Jobs are easy to find. Anyone can find a job by opening up the Sunday paper. Discovering a career, profession, and calling you are passionate about and then developing a career path is much tougher. It's ironic that for many people finding a job is often not as hard as choosing what you want to do.
How Do I Know?
How do you decide what career path to pursue? It's logical to think that your major or degree would be a good indicator. Yet countless students spend four or more years and go tens of thousands of dollars in debt pursuing a specific course of study, only to realize they are in the same boat as when they entered school: Clueless.
Others may have an epiphany during their junior year and discover, "I really hate accounting, but it's too late to change my major. What am I going to do?" This clarity of thought also comes to many new professionals after about two years, when they realize, "This job sucks. I didn't really know it would be like this." Not long after, resumes begin to be updated.
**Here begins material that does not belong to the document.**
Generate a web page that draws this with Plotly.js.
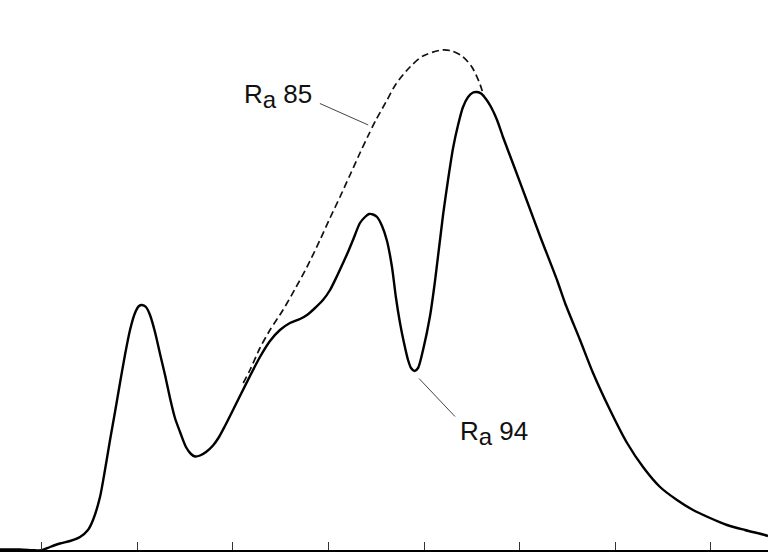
<!DOCTYPE html>
<html>
<head>
<meta charset="utf-8">
<script src="https://cdn.plot.ly/plotly-3.0.1.min.js"></script>
<style>
  html, body { margin: 0; padding: 0; background: #fff; }
  #chart { width: 768px; height: 554px; }
</style>
</head>
<body>
<div id="chart"></div>
<script>
// Solid curve (Ra 94)
const solidX = [-4.36, -2.27, -0.70, 0.03, 0.87, 1.91, 2.96, 4.01, 4.84, 5.37, 6.10, 6.62, 7.15, 7.67, 8.19, 8.71, 9.24, 9.76, 10.18, 10.49, 10.91, 11.33, 11.85, 12.38, 12.90, 13.42, 13.94, 14.47, 15.09, 15.62, 16.04, 16.56, 17.19, 17.92, 18.55, 19.17, 19.91, 20.74, 21.79, 22.83, 23.88, 24.92, 25.97, 27.02, 27.75, 28.59, 29.42, 30.16, 30.89, 31.52, 32.04, 32.56, 33.29, 33.82, 34.24, 34.66, 35.08, 35.60, 36.12, 36.64, 37.06, 37.48, 37.90, 38.32, 38.63, 39.00, 39.37, 39.89, 40.62, 41.14, 41.98, 42.50, 43.03, 43.55, 44.07, 44.60, 45.12, 45.54, 45.96, 46.47, 47.00, 47.63, 48.25, 49.51, 50.76, 52.12, 53.90, 54.74, 56.31, 57.67, 59.45, 61.23, 62.90, 64.68, 66.45, 68.13, 69.91, 71.68, 73.56, 75.65, 75.97];
const solidY = [0.1, 0.1, -0.06, -0.04, 0.6, 1.3, 1.8, 2.6, 4.0, 6.0, 10.6, 16, 22, 27.6, 33.4, 39, 44, 47.4, 48.8, 49, 48.6, 47, 43.6, 39.2, 35, 30.4, 26.4, 23.6, 20.6, 19.2, 18.7, 18.9, 19.6, 20.9, 22.6, 24.8, 27.6, 30.8, 34.8, 38.6, 41.8, 44, 45.4, 46.2, 47, 48.4, 50, 52, 54.8, 57.4, 59.6, 62, 65.4, 66.6, 67.2, 67.1, 66.6, 64.8, 61.8, 56.6, 50.4, 45.4, 41.4, 38, 36.4, 35.8, 36.4, 40, 46.8, 53.8, 67, 74, 80.4, 85, 88.6, 90.6, 91.5, 91.6, 91.3, 90.2, 88.6, 86, 82.6, 76.2, 69.8, 62.8, 54, 49.4, 42, 35.4, 28, 21.4, 16.6, 12.6, 10, 8, 6.4, 5, 4, 3, 2.8];

// Dashed curve (Ra 85)
const dashX = [21.08, 21.79, 22.83, 23.88, 25.24, 26.50, 27.75, 29.11, 30.16, 31.20, 32.25, 33.29, 34.13, 34.96, 36.01, 37.06, 38.52, 39.88, 41.87, 42.91, 43.96, 45.00, 45.84, 46.26];
const dashY = [33.4, 36, 40.4, 44, 48, 52.2, 56.6, 62, 66.4, 70.6, 75, 79.4, 82.8, 86, 89.6, 93.2, 96.6, 98.8, 100, 99.8, 98.8, 96.6, 93.2, 90.6];

// x ticks (no labels)
const tickVals = [0, 10, 20, 30, 40, 50, 60, 70];

// Labels and their leader lines
const labelTexts = ['R<sub><span style="font-size:24px">a</span></sub> 85', 'R<sub><span style="font-size:24px">a</span></sub> 94'];
const labelX = [20.93, 43.5];
const labelY = [90.8, 23.4];
const leaderX0 = [29.10, 39.47];
const leaderY0 = [89.3, 34.3];
const leaderX1 = [34.16, 43.23];
const leaderY1 = [85.0, 26.7];

const traces = [
  {
    x: dashX, y: dashY, type: 'scatter', mode: 'lines',
    line: { color: '#111', width: 1.7, dash: '7px,4px', shape: 'spline', smoothing: 0.8 },
    hoverinfo: 'skip', showlegend: false
  },
  {
    x: solidX, y: solidY, type: 'scatter', mode: 'lines',
    line: { color: '#000', width: 2.4, shape: 'spline', smoothing: 0.7 },
    hoverinfo: 'skip', showlegend: false
  }
];

const annotations = labelTexts.map((t, i) => ({
  text: t, x: labelX[i], y: labelY[i], xref: 'x', yref: 'y',
  xanchor: 'left', yanchor: 'middle', showarrow: false,
  font: { family: 'Liberation Sans, Arial, sans-serif', size: 26, color: '#111' }
}));

const shapes = labelTexts.map((t, i) => ({
  type: 'line', xref: 'x', yref: 'y',
  x0: leaderX0[i], y0: leaderY0[i], x1: leaderX1[i], y1: leaderY1[i],
  line: { color: '#444', width: 1 }
}));

const layout = {
  width: 768, height: 554,
  margin: { l: 0, r: 0, t: 0, b: 0, pad: 0 },
  paper_bgcolor: '#fff', plot_bgcolor: '#fff',
  xaxis: {
    range: [-4.36, 75.97], showgrid: false, zeroline: false,
    showline: true, linecolor: '#000', linewidth: 1.5,
    ticks: 'inside', ticklen: 8, tickwidth: 1, tickcolor: '#333',
    tickvals: tickVals, showticklabels: false,
    anchor: 'free', position: 4 / 554, fixedrange: true
  },
  yaxis: {
    range: [-0.8, 110], visible: false, showgrid: false, zeroline: false, fixedrange: true
  },
  annotations: annotations,
  shapes: shapes,
  showlegend: false
};

Plotly.newPlot('chart', traces, layout, { displayModeBar: false, staticPlot: true });
</script>
</body>
</html>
Many people can't tell you exactly what they want to do, but they can tell you what they don't want to do. Sometimes knowing what you don't want can be just as valuable as having a clear picture of your career path (which, by the way, not many people have). Eliminating certain careers from your list can actually be a great place to start. You may have a preconceived notion of what a field is like, or you may have decided you want to work in a certain job or for a certain company. But once you try it, you might discover it's not all you thought it would be. If this is the case, don't get upset. Chalk it up to experience and consider yourself lucky that you didn't waste several years of your life pursuing something you ultimately would have hated.
Knowing what career to pursue doesn't come as a lightning bolt or message from the gods. It is a process, a journey of discovering what you like, what you don't like, and where your talents lie.
This chapter will give you some tips on how you can take the first step on that journey.
No One Can Tell You What to Do
We look to parents, professors, campus career counselors, and other job gurus to tell us what careers to choose, but the bottom line is that it's a personal choice that no one else can make for you (though many parents try). Have your parents ever said, "You want to be a what?" Talk about pressure. Can't you just hear some father saying, "My father was an accountant, I'm an accountant, and damn it, you'll be one, too." How much bad blood and ill will has been caused by a child's career choice? We probably would have half as many accountants, attorneys, doctors, and dentists in this country if people would have looked at their own needs and desires rather than allowing their parents to live vicariously through them.
The first step in determining what you really want to do is not to let your parents or anyone else guilt you into a career. I understand this may be easier said than done in some families, but it's your career, your life, and your choice. Regardless of what career you pursue, your work will be a major part of your life. It will impact not only how you make a living, but your happiness.
Enjoy What You Do
Work is such a big part of your life that you'd better enjoy what you do. You should believe in and respect what you are doing.
Even if you aren't a workaholic, it's tough to turn off the switch and leave everything at work. Remember, everyone gets the same twenty-four hours in a day. Some people just use their time more wisely than others. During your twenty-four hours, you might sleep at least eight a night, and you will likely work a minimum--yes, minimum--of eight hours. More than half of your waking day will be spent at work. This means you'd better enjoy what you do and the environment you work in.
How Do I Discover What's Out There?
Don't limit yourself to thinking that the only companies that will hire you are those that come to your campus or are in the newspaper. Many companies never go to campuses to recruit and others only go to a handful of campuses (maybe twenty to fifty at most).